### TASK TO COMPLETE
Give back exactly the lines from the beginning of the listing below to the line holding "(0,0) rectangle (450,341);", both ends included; the pictures stay out.

Source code of charts:

---

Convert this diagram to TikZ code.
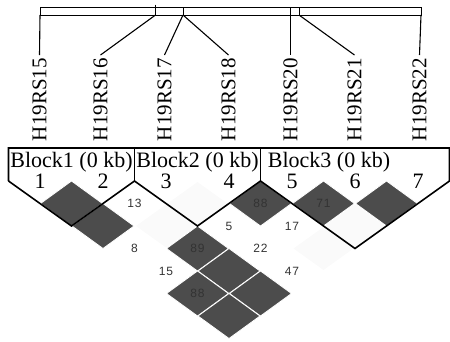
\documentclass[tikz,border=0pt]{standalone}
\usepackage{fontspec}
\setmainfont{Liberation Serif}
\newfontfamily\ldfont[LetterSpace=8]{Liberation Sans}
\usetikzlibrary{arrows.meta}

\tikzset{
  ldbox/.style={fill=black!70, draw=white, line width=0.8pt},
  ldlight/.style={fill=black!2},
  ldnum/.style={font=\ldfont\fontsize{12}{12}\selectfont, text=black!80, inner sep=0pt},
  snp/.style={rotate=90, anchor=east, font=\fontsize{21}{21}\selectfont, inner sep=0pt, inner xsep=3pt},
  blockline/.style={line width=1.6pt, line join=miter},
  blocktext/.style={font=\fontsize{22}{22}\selectfont, inner sep=0pt, anchor=base},
}

\begin{document}
\begin{tikzpicture}[x=1pt, y=-1pt]
        \useasboundingbox (0,0) rectangle (450,341);

        % Draw chromosome bar
        \draw[line width=0.9pt] (40,7.5) rectangle (421,15);
        \draw[line width=0.9pt] (155.5,4.5) -- (155.5,15);
        \foreach \x in {183,290.5,299}
            \draw[line width=0.9pt] (\x,7.5) -- (\x,15);
        \coordinate (b1) at (40,15);
        \coordinate (b2) at (155.5,15);
        \coordinate (b3) at (183,15);
        \coordinate (b5) at (290.5,15);
        \coordinate (b6) at (299,15);
        \coordinate (b7) at (421,15);

        % Draw marker names
        \foreach \k/\x/\name in {1/39.5/H19RS15, 2/100.5/H19RS16, 3/164.5/H19RS17,
                                  4/228.5/H19RS18, 5/290.5/H19RS20, 6/354.5/H19RS21, 7/419.5/H19RS22}
            \node[snp] (m\k) at (\x,55) {\name};
        \draw[line width=1.1pt] (b1) -- (m1.east);
        \draw[line width=1.1pt] (b2) -- (m2.east);
        \draw[line width=1.1pt] (b3) -- (m3.east);
        \draw[line width=1.1pt] (b3) -- (m4.east);
        \draw[line width=1.1pt] (b5) -- (m5.east);
        \draw[line width=1.1pt] (b6) -- (m6.east);
        \draw[line width=1.1pt] (b7) -- (m7.east);

        % Draw LD diamonds
        \foreach \i/\j in {3/4,2/4,5/7,4/7} {
            \pgfmathsetmacro\cx{40+31.5*(\i+\j-2)}
            \pgfmathsetmacro\cy{203.5+22.5*(\j-\i-1)}
            \fill[ldlight] (\cx,\cy) +(-30,0) -- +(0,-21.5) -- +(30,0) -- +(0,21.5) -- cycle;
        }
        \foreach \i/\j in {1/2,1/3,4/5,5/6,6/7,2/5,2/6,1/6,2/7,1/7} {
            \pgfmathsetmacro\cx{40+31.5*(\i+\j-2)}
            \pgfmathsetmacro\cy{203.5+22.5*(\j-\i-1)}
            \filldraw[ldbox] (\cx,\cy) +(-31,0) -- +(0,-22.5) -- +(31,0) -- +(0,22.5) -- cycle;
        }
        \foreach \i/\j/\v in {2/3/13, 4/5/88, 5/6/71, 3/5/5, 4/6/17, 1/4/8,
                              2/5/89, 3/6/22, 1/5/15, 1/6/88, 3/7/47} {
            \pgfmathsetmacro\cx{40+31.5*(\i+\j-2)}
            \pgfmathsetmacro\cy{203.5+22.5*(\j-\i-1)}
            \node[ldnum] (v\i\j) at (\cx,\cy) {\v};
        }

        % Draw haplotype blocks
        \draw[blockline] (8.5,181) -- (8.5,148) -- (449.5,148) -- (449.5,181) -- (355,248.5) -- (260.5,181);
        \draw[blockline] (8.5,181) -- (71.5,226) -- (134.5,181) -- (197.5,226) -- (260.5,181);
        \draw[blockline] (134.5,148) -- (134.5,181);
        \draw[blockline] (260.5,148) -- (260.5,181);
        \node[blocktext] (blk1) at (71.5,167) {Block1 (0 kb)};
        \node[blocktext] (blk2) at (197.5,167) {Block2 (0 kb)};
        \node[blocktext] (blk3) at (329,167) {Block3 (0 kb)};
        \foreach \k in {1,...,7}
            \node[blocktext] (n\k) at (40+63*\k-63,188) {\k};
    \end{tikzpicture}
\end{document}
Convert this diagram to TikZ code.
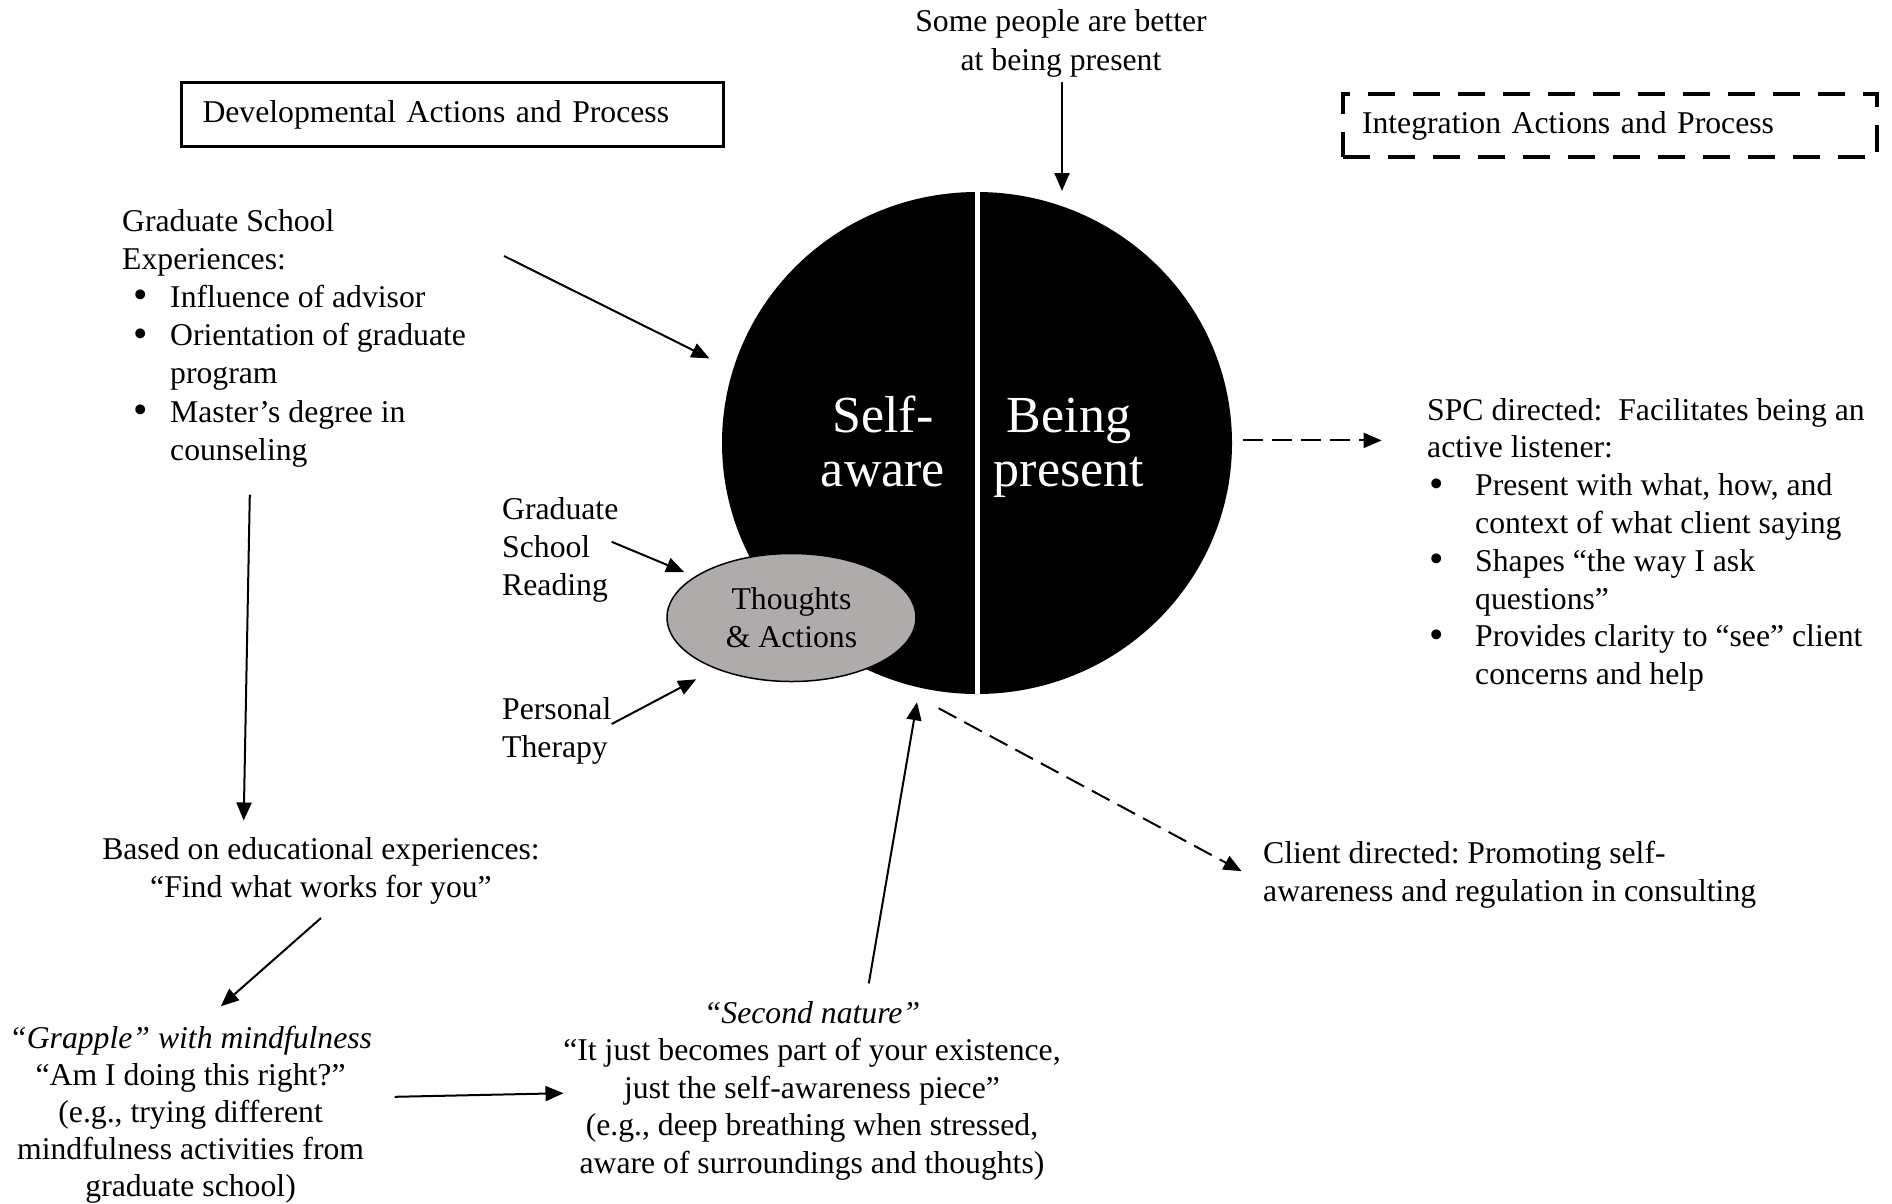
\documentclass[tikz,border=0pt]{standalone}
\usepackage{fontspec}
\setmainfont{Liberation Serif}
\usetikzlibrary{shapes.geometric,arrows.meta}
\definecolor{taupe}{HTML}{AEABAA}
\newcommand\bul[1][6.5pt]{\makebox[48pt][l]{\hspace{#1}\raisebox{-1.5pt}{\scalebox{1.3}{\textbullet}}}\ignorespaces}
\newcommand\ind{\hspace*{48pt}}
\begin{document}
\begin{tikzpicture}[x=1pt,y=-1pt,
  txt/.style={inner sep=0pt, font=\fontsize{31.7}{38.2}\selectfont},
  arr/.style={line width=2pt, -{Triangle[length=18pt,width=15pt]}},
  darr/.style={arr, dash pattern=on 20pt off 9pt},
]
\frenchspacing
\useasboundingbox (0,0) rectangle (1892,1203);

% header boxes
\node[txt, draw, line width=3.5pt, minimum width=542pt, minimum height=64pt,
      text width=500pt, inner xsep=21pt, align=left] (dev) at (452.5,114.5)
      {Developmental Actions and Process};
\node[txt, draw, line width=4pt, dash pattern=on 27pt off 18pt,
      minimum width=534.5pt, minimum height=63pt,
      text width=495.5pt, inner xsep=19.5pt, align=left] (integ) at (1609.75,125.5)
      {Integration Actions and Process};

% central circle
\node[ellipse, fill=black, minimum width=510pt, minimum height=502pt, inner sep=0pt] (circ) at (977,443) {};
\draw[white, line width=5pt] (circ.north) -- (circ.south);
\node[anchor=base, align=center, inner sep=0pt, text=white,
      font=\fontsize{52}{54}\selectfont] (self) at (883,486.5) {Self-\\aware};
\node[anchor=base, align=center, inner sep=0pt, text=white,
      font=\fontsize{52}{54}\selectfont] (being) at (1069,486.5) {Being\\present};

\node[txt, ellipse, draw, line width=1.5pt, fill=taupe, minimum width=249pt,
      minimum height=128pt, align=center] (ta) at (791.5,617.5) {Thoughts\\\& Actions};

% text blocks (anchored at the baseline of the last line)
\node[txt, anchor=base, align=center] (top) at (1061,70) {Some people are better\\at being present};

\node[txt, anchor=base west, align=left] (gs) at (122,460.2)
  {Graduate School\\Experiences:\\\bul[11pt] Influence of advisor\\\bul[11pt] Orientation of graduate\\\ind program\\\bul[11pt] Master’s degree in\\\ind counseling};

\node[txt, anchor=base west, align=left] (gsr) at (502,595.4) {Graduate\\School\\Reading};
\node[txt, anchor=base west, align=left] (pt) at (502,757.7) {Personal\\Therapy};

\node[txt, anchor=base, align=center] (based) at (321,897.2)
  {Based on educational experiences:\\“Find what works for you”};

\node[txt, anchor=base, align=center, font=\fontsize{31.7}{37}\selectfont] (grap) at (190.6,1196)
  {\textit{“Grapple” with mindfulness}\\“Am I doing this right?”\\(e.g., trying different\\mindfulness activities from\\graduate school)};

\node[txt, anchor=base, align=center, font=\fontsize{31.7}{37.4}\selectfont] (second) at (812,1173.1)
  {\textit{“Second nature”}\\“It just becomes part of your existence,\\just the self-awareness piece”\\(e.g., deep breathing when stressed,\\aware of surroundings and thoughts)};

\node[txt, anchor=base west, align=left] (client) at (1263,901.2)
  {Client directed: Promoting self-\\awareness and regulation in consulting};

\node[txt, anchor=base west, align=left, font=\fontsize{31.7}{37.8}\selectfont] (spc) at (1427,684.6)
  {SPC directed:\ \ Facilitates being an\\active listener:\\\bul[2pt] Present with what, how, and\\\ind context of what client saying\\\bul[2pt] Shapes “the way I ask\\\ind questions”\\\bul[2pt] Provides clarity to “see” client\\\ind concerns and help};

% connector end points
\coordinate (topS) at (1062,82);   \coordinate (topE) at (1062,191);
\coordinate (gsS) at (504,256);    \coordinate (gsE) at (709.5,358.4);
\coordinate (dnS) at (249.8,494.7); \coordinate (dnE) at (243.7,820.5);
\coordinate (bS) at (321,918);     \coordinate (bE) at (220.8,1006.3);
\coordinate (gS) at (394.6,1096.8); \coordinate (gE) at (563.5,1093.2);
\coordinate (sS) at (868.8,983.4); \coordinate (sE) at (917,702.2);
\coordinate (rS) at (611.7,541.8); \coordinate (rE) at (684.1,572);
\coordinate (pS) at (611.7,724);   \coordinate (pE) at (696.2,679.3);
\coordinate (cS) at (938.7,708.3); \coordinate (cE) at (1241.6,871.2);
\coordinate (iS) at (1242.8,440.4); \coordinate (iE) at (1381.6,440.4);

\draw[arr] (topS) -- (topE);
\draw[arr] (gsS) -- (gsE);
\draw[arr] (dnS) -- (dnE);
\draw[arr] (bS) -- (bE);
\draw[arr] (gS) -- (gE);
\draw[arr] (sS) -- (sE);
\draw[arr] (rS) -- (rE);
\draw[arr] (pS) -- (pE);
\draw[darr] (cS) -- (cE);
\draw[darr] (iS) -- (iE);
\end{tikzpicture}
\end{document}
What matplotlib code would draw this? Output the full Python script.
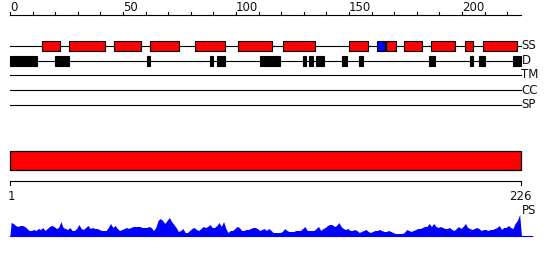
import matplotlib.pyplot as plt

seq_len = 226

# secondary structure (residue ranges)
helices = [(14, 22), (26, 42), (46, 58), (62, 75), (82, 95), (101, 116),
           (121, 135), (150, 158.5), (166.5, 171), (174.5, 182.5),
           (186.5, 197), (201.5, 205), (209.5, 224.5)]
strands = [(162.5, 166)]

# disorder ranges
disorder = [(0, 12), (20, 26), (60.5, 62), (88.5, 90), (91.5, 95),
            (110.5, 119.5), (129.5, 131), (132.5, 134), (135.5, 139),
            (147, 149), (154.5, 156), (185.5, 188), (203.5, 205),
            (207.5, 210), (222.5, 226)]

track_names = ["SS", "D", "TM", "CC", "SP"]

# PS profile, one value per residue
ps = [13, 12, 10, 9, 10, 10, 9, 7, 5, 5, 6, 5, 7, 6, 8, 5, 7, 9, 10, 9,
      7, 8, 14, 8, 7, 6, 8, 5, 5, 7, 11, 7, 6, 8, 10, 7, 8, 7, 7, 6,
      5, 5, 5, 8, 12, 8, 10, 7, 5, 6, 7, 8, 7, 8, 9, 9, 9, 9, 8, 8,
      8, 9, 8, 5, 8, 15, 17, 15, 12, 15, 18, 14, 11, 8, 4, 5, 7, 3, 3, 5,
      7, 8, 6, 5, 7, 9, 8, 9, 11, 8, 8, 10, 13, 9, 14, 7, 3, 5, 5, 7,
      9, 8, 5, 5, 6, 6, 7, 8, 8, 7, 5, 6, 7, 5, 7, 5, 3, 3, 3, 3,
      4, 7, 5, 4, 4, 4, 5, 5, 5, 7, 9, 5, 5, 5, 5, 7, 9, 5, 7, 8,
      10, 11, 11, 9, 10, 13, 9, 7, 6, 7, 5, 5, 6, 5, 3, 4, 5, 6, 4, 3,
      4, 5, 5, 6, 5, 4, 4, 5, 4, 3, 2, 2, 2, 2, 3, 6, 5, 4, 5, 6,
      7, 7, 8, 9, 9, 12, 9, 12, 9, 8, 9, 8, 7, 7, 8, 6, 5, 7, 9, 7,
      9, 12, 8, 7, 6, 7, 8, 7, 5, 6, 6, 5, 6, 6, 7, 8, 10, 6, 8, 8,
      10, 8, 7, 12, 15, 21]

px = 2.26  # pixels per residue
fig = plt.figure(figsize=(5.5, 2.6), dpi=100)
ax = fig.add_axes([0, 0, 1, 1])
ax.set_xlim(-10 / px, 540 / px)
ax.set_ylim(260, 0)
ax.axis("off")

font = dict(fontsize=8.5, color="#111111", family="DejaVu Sans")

# top ruler
ax.plot([0, seq_len], [15, 15], color="black", lw=0.8)
for t in range(0, seq_len, 10):
    ax.plot([t, t], [12, 15], color="black", lw=0.8)
    if t % 50 == 0:
        ax.text(t, 10.8, str(t), ha="left", va="baseline", **font)

# tracks
track_y = [45.5, 60.5, 75, 90, 105]
for name, y in zip(track_names, track_y):
    ax.plot([0, seq_len], [y, y], color="black", lw=0.8, zorder=1)
    ax.text(seq_len + 0.3, y, name, ha="left", va="center", **font)

for s, e in helices:
    ax.barh(track_y[0], e - s, left=s, height=10, color="#ff0000",
            edgecolor="black", linewidth=0.8, zorder=2)
for s, e in strands:
    ax.barh(track_y[0], e - s, left=s, height=10, color="#0000ff",
            edgecolor="black", linewidth=0.8, zorder=2)
for s, e in disorder:
    ax.barh(track_y[1], e - s, left=s, height=10, color="black",
            edgecolor="black", linewidth=0.8, zorder=2)

# domain bar
ax.barh(160.5, seq_len, left=0, height=19.5, color="#ff0000",
        edgecolor="black", linewidth=0.9)

# bottom ruler
ax.plot([0, seq_len], [180.5, 180.5], color="black", lw=0.8)
ax.plot([0, 0], [180.5, 185], color="black", lw=0.8)
ax.plot([seq_len, seq_len], [180.5, 185], color="black", lw=0.8)
ax.text(0.5, 196, "1", ha="center", va="center", **font)
ax.text(seq_len, 196, str(seq_len), ha="center", va="center", **font)

# PS profile
base = 235.5
xs = [0] + [i + 0.5 for i in range(seq_len)] + [seq_len + 0.3]
ys = [base] + [base - v for v in ps] + [base]
ax.fill_between(xs, ys, base, color="#0000ff", lw=0)
ax.plot([0, 522 / px], [base, base], color="#0000ff", lw=0.8)
ax.text(seq_len + 0.6, 210, "PS", ha="left", va="center", **font)

fig.savefig("out.png", dpi=100)
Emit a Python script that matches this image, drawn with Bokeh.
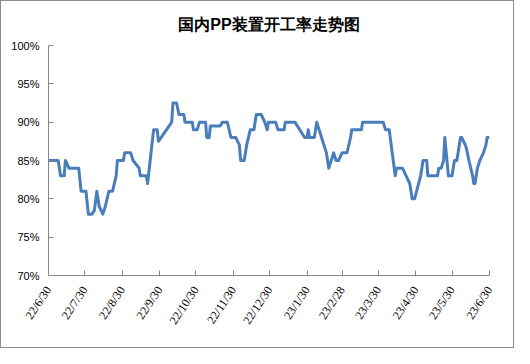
import pandas as pd
from bokeh.plotting import figure
from bokeh.models import ColumnDataSource, FixedTicker, Range1d
from bokeh.embed import file_html
from bokeh.resources import INLINE

title_text = "国内PP装置开工率走势图"

dates = [
    "2022-06-30", "2022-07-08", "2022-07-10", "2022-07-13", "2022-07-14", "2022-07-17",
    "2022-07-25", "2022-07-27", "2022-07-31", "2022-08-02", "2022-08-05", "2022-08-07",
    "2022-08-09", "2022-08-11", "2022-08-14", "2022-08-16", "2022-08-19", "2022-08-22",
    "2022-08-25", "2022-08-26", "2022-08-31", "2022-09-01", "2022-09-06", "2022-09-08",
    "2022-09-13", "2022-09-14", "2022-09-19", "2022-09-20", "2022-09-25", "2022-09-28",
    "2022-09-29", "2022-10-10", "2022-10-11", "2022-10-14", "2022-10-16", "2022-10-20",
    "2022-10-21", "2022-10-27", "2022-10-28", "2022-10-31", "2022-11-02", "2022-11-07",
    "2022-11-08", "2022-11-10", "2022-11-11", "2022-11-19", "2022-11-21", "2022-11-25",
    "2022-11-28", "2022-12-02", "2022-12-05", "2022-12-06", "2022-12-09", "2022-12-11",
    "2022-12-14", "2022-12-17", "2022-12-19", "2022-12-23", "2022-12-26", "2022-12-28",
    "2022-12-29", "2023-01-04", "2023-01-06", "2023-01-11", "2023-01-12", "2023-01-20",
    "2023-01-28", "2023-01-30", "2023-01-31", "2023-02-01", "2023-02-05", "2023-02-07",
    "2023-02-11", "2023-02-15", "2023-02-16", "2023-02-17", "2023-02-21", "2023-02-23",
    "2023-02-25", "2023-02-28", "2023-03-04", "2023-03-07", "2023-03-08", "2023-03-16",
    "2023-03-17", "2023-04-03", "2023-04-05", "2023-04-08", "2023-04-13", "2023-04-14",
    "2023-04-19", "2023-04-22", "2023-04-25", "2023-04-27", "2023-04-29", "2023-05-04",
    "2023-05-06", "2023-05-09", "2023-05-10", "2023-05-18", "2023-05-19", "2023-05-21",
    "2023-05-23", "2023-05-24", "2023-05-27", "2023-05-30", "2023-06-01", "2023-06-03",
    "2023-06-06", "2023-06-07", "2023-06-10", "2023-06-11", "2023-06-13", "2023-06-16",
    "2023-06-17", "2023-06-18", "2023-06-20", "2023-06-22", "2023-06-25", "2023-06-27",
    "2023-06-28", "2023-06-30",
]

rates = [
    85, 85, 83, 83, 85, 84,
    84, 81, 81, 78, 78, 78.5,
    81, 79, 78, 79, 81, 81,
    83, 85, 85, 86, 86, 85,
    84, 83, 83, 82, 89, 89,
    87.5, 90, 92.5, 92.5, 91, 91,
    90, 90, 89, 89, 90, 90,
    88, 88, 89.5, 89.5, 90, 90,
    88, 88, 87, 85, 85, 87,
    89, 89, 91, 91, 90, 89,
    90, 90, 89, 89, 90, 90,
    88, 88, 89, 88, 88, 90,
    88, 86, 85, 84, 86, 85,
    85, 86, 86, 88, 89, 89,
    90, 90, 89, 89, 83, 84,
    84, 83, 82, 80, 80, 83,
    85, 85, 83, 83, 84, 84,
    85, 88, 83, 83, 85, 85,
    88, 88, 87, 86.5, 85, 83,
    82, 82, 84, 85, 86, 87,
    88, 88,
]

tick_dates = [
    "2022-06-30", "2022-07-30", "2022-08-30", "2022-09-30", "2022-10-30", "2022-11-30",
    "2022-12-30", "2023-01-30", "2023-02-28", "2023-03-30", "2023-04-30", "2023-05-30",
    "2023-06-30",
]
tick_labels = [
    "22/6/30", "22/7/30", "22/8/30", "22/9/30", "22/10/30", "22/11/30",
    "22/12/30", "23/1/30", "23/2/28", "23/3/30", "23/4/30", "23/5/30", "23/6/30",
]

y_ticks = [70, 75, 80, 85, 90, 95, 100]
y_labels = ["70%", "75%", "80%", "85%", "90%", "95%", "100%"]


def to_ms(values):
    ts = pd.to_datetime(values)
    return [int((t - pd.Timestamp("1970-01-01")) / pd.Timedelta(milliseconds=1)) for t in ts]


src = ColumnDataSource(data=dict(x=pd.to_datetime(dates), y=rates))

tick_ms = to_ms(tick_dates)

p = figure(
    width=514, height=348,
    x_axis_type="datetime",
    output_backend="svg",
    toolbar_location=None,
    x_range=Range1d(tick_ms[0], tick_ms[-1]),
    y_range=Range1d(70, 100),
    min_border_left=47, min_border_right=26, min_border_top=44, min_border_bottom=74,
)

p.title.text = title_text
p.title.align = "center"
p.title.offset = -7
p.title.text_font = "Liberation Sans"
p.title.text_font_size = "16px"
p.title.text_font_style = "bold"
p.title.text_color = "#000000"
p.title.standoff = 25

p.line("x", "y", source=src, line_color="#4a7ebb", line_width=3, line_join="round")

p.xgrid.visible = False
p.ygrid.visible = False
p.outline_line_color = None

axis_col = "#868686"
for ax in (p.xaxis[0], p.yaxis[0]):
    ax.axis_line_color = axis_col
    ax.major_tick_line_color = axis_col
    ax.minor_tick_line_color = None
    ax.major_tick_in = 5
    ax.major_tick_out = 0
    ax.major_label_text_color = "#000000"

p.xaxis.ticker = FixedTicker(ticks=tick_ms)
p.xaxis.major_label_overrides = {t: l for t, l in zip(tick_ms, tick_labels)}
p.xaxis.major_label_orientation = 0.98
p.xaxis.major_label_text_font = "Liberation Serif"
p.xaxis.major_label_text_font_size = "12px"
p.xaxis.major_label_standoff = 12

p.yaxis.ticker = FixedTicker(ticks=y_ticks)
p.yaxis.major_label_overrides = {t: l for t, l in zip(y_ticks, y_labels)}
p.yaxis.major_label_text_font = "Liberation Sans"
p.yaxis.major_label_text_font_size = "11px"
p.yaxis.major_label_standoff = 9

p.styles = {"border": "1px solid #8c8c8c", "box-sizing": "border-box"}

open("out.html", "w").write(file_html(p, INLINE))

---

### EXERCISE RESULT
Convert this diagram to TikZ code.
\documentclass[tikz,border=0pt]{standalone}
\usepackage{fontspec}
\setmainfont{Liberation Serif}
\newfontfamily\ldfont[LetterSpace=8]{Liberation Sans}
\usetikzlibrary{arrows.meta}

\tikzset{
  ldbox/.style={fill=black!70, draw=white, line width=0.8pt},
  ldlight/.style={fill=black!2},
  ldnum/.style={font=\ldfont\fontsize{12}{12}\selectfont, text=black!80, inner sep=0pt},
  snp/.style={rotate=90, anchor=east, font=\fontsize{21}{21}\selectfont, inner sep=0pt, inner xsep=3pt},
  blockline/.style={line width=1.6pt, line join=miter},
  blocktext/.style={font=\fontsize{22}{22}\selectfont, inner sep=0pt, anchor=base},
}

\begin{document}
\begin{tikzpicture}[x=1pt, y=-1pt]
        \useasboundingbox (0,0) rectangle (450,341);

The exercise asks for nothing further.